The rise and rise of blended learning

Robert Fox
University of New South Wales
Sydney, Australia


Blended and open learning strategies continue to increase in importance for mainstream university learning and teaching. The primary reasons for this relate to ongoing debates about a variety of issues the costs of face-to-face lectures and tutorials and resulting economies of scale; demands for more student-centred and flexible approaches, providing students with more choices in learning; technology ubiquity and portability and their affordances, providing solutions to identified student needs; and the impact of MOOC experiences and the lessons learnt which have rolled back into mainstream teaching.

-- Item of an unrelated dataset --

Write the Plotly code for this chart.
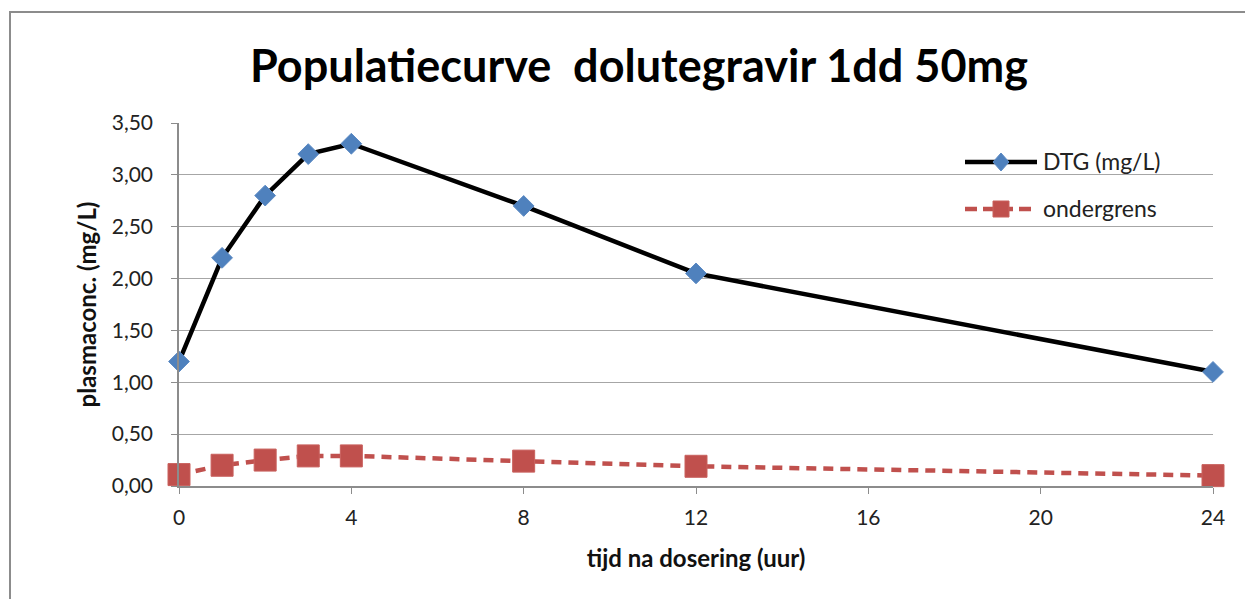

Based on case study analysis, this paper examines 25 years of experiences across four universities in developing blended and open learning solutions for predominantly mainstream campus-based education, and identifies longer-term impacts on changing core practices in those institutions. The first case explores the impact of distance and open education courses and course resources and activities re-purposed to replace conventional on-campus teaching; the second is a re-engineered continuing professional education course converted to blended learning; the third describes how a conventional course structure, quality assurance and sustainable improvements were made through the introduction of blended and online solutions; and the fourth case explores the impact of an institution's use of MOOCs as a catalyst to effect changes in mainstream face-to-face courses and programmes. Arising from the cases described, the paper identifies key concepts that support improved opportunities for success in adopting blended learning. The paper concludes by outlining a curriculum design framework, based on recent research and practice, that facilitates sustainable and transferable improvements to learning and teaching in universities adopting blended and open learning strategies.